LISA: 基于似然得分对齐的视觉条件可控生成

摘要

当前主流的双分支范式，即通过训练侧网络编码视觉条件，并将其中间层特征融合到冻结的预训练主网络中，已在视觉条件可控生成任务中取得了显著成功。尽管这一方法被广泛采用，但侧分支的作用及其训练效率仍未被充分探索。本文首先从基于分数的生成建模视角重新审视这一主流范式：1) 主网络通过提供先验无条件分数来保持视觉感知质量；2) 侧网络通过隐式贡献似然分数来引导条件控制。基于此视角，我们提出似然分数对齐（LISA），一种有效的正则化方法，通过显式地将侧网络的中间层特征与近似的似然分数目标对齐。具体而言，我们首先从侧网络的指定层钩取特征，并通过轻量级解码器将其投影到分数隐空间。随后，我们构建近似的似然分数目标，计算解码器输出与该目标之间的距离作为额外正则化损失。最后，我们联合优化侧网络和解码器，同时使用标准扩散损失与正则化损失。在多种图像/视频任务、架构以及扩散/流模型上的实验表明，LISA不仅能持续加速训练收敛、提升最终合成结果质量，还能促使侧网络特征在条件建模中更具解耦性，且仅增加极小的训练成本，推理阶段则无额外开销。

English

The prevalent dual-branch paradigm, i.e., training a side network to encode visual conditions and fusing its intermediate-layer features to a frozen pretrained main network, has shown remarkable success in visual-condition controllable generation. Despite its widespread adoption, the role of the side branch and its training efficiency remain underexplored. In this paper, we first revisit this mainstream paradigm through the lens of score-based generative modeling: 1) The main network preserves visual perceptual quality by providing a prior unconditional score. 2) The side network steers conditional control by implicitly contributing a likelihood score.

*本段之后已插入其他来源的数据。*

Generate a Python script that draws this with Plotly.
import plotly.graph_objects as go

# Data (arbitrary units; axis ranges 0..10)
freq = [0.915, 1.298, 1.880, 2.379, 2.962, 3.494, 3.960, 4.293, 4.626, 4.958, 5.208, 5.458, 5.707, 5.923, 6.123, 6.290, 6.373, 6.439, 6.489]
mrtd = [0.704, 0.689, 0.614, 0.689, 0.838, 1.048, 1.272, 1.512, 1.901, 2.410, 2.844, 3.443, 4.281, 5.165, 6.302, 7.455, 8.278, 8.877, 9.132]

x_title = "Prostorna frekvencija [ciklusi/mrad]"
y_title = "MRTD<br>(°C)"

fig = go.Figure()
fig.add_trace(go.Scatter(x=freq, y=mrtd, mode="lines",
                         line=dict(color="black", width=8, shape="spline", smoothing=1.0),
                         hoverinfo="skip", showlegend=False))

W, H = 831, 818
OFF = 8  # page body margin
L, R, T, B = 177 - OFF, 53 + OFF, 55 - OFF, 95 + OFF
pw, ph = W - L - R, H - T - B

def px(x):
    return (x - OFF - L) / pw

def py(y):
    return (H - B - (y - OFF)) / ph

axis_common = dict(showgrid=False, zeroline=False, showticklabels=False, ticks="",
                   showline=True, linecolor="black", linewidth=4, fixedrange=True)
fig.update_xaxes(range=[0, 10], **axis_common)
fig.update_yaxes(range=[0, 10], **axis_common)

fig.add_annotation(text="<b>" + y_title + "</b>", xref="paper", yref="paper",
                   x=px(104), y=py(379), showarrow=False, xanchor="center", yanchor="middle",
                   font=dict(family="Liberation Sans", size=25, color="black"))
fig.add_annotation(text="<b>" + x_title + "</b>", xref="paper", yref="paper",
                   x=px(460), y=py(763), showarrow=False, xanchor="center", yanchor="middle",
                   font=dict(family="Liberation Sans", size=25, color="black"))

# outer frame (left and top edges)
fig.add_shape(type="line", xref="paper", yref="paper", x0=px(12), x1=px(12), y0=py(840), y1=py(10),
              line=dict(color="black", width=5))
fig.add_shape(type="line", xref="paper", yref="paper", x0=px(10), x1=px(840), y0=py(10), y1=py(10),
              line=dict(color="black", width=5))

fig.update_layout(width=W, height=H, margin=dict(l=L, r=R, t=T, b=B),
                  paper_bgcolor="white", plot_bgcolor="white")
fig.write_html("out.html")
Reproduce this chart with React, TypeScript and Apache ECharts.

Guided by this perspective, we propose LIkelihood Score Alignment (LISA), an effective regularization method that explicitly aligns the intermediate feature of the side network with an approximated likelihood score. Specifically, we first hook features from a designated layer of the side network and project them into the score latent space by a lightweight decoder. Then, we construct an approximated likelihood score target and calculate the distance between the decoder's output and this target as an additional regularization loss. Finally, we jointly optimize the side network and decoder with both standard diffusion loss and our regularization loss. Experiments across various image/video tasks, architectures, and diffusion/flow models demonstrated that LISA can not only consistently accelerate the training convergence and improve final synthetic results, but also encourage the side network's features to be more disentangled for conditional modeling with negligible additional training cost and zero extra inference cost.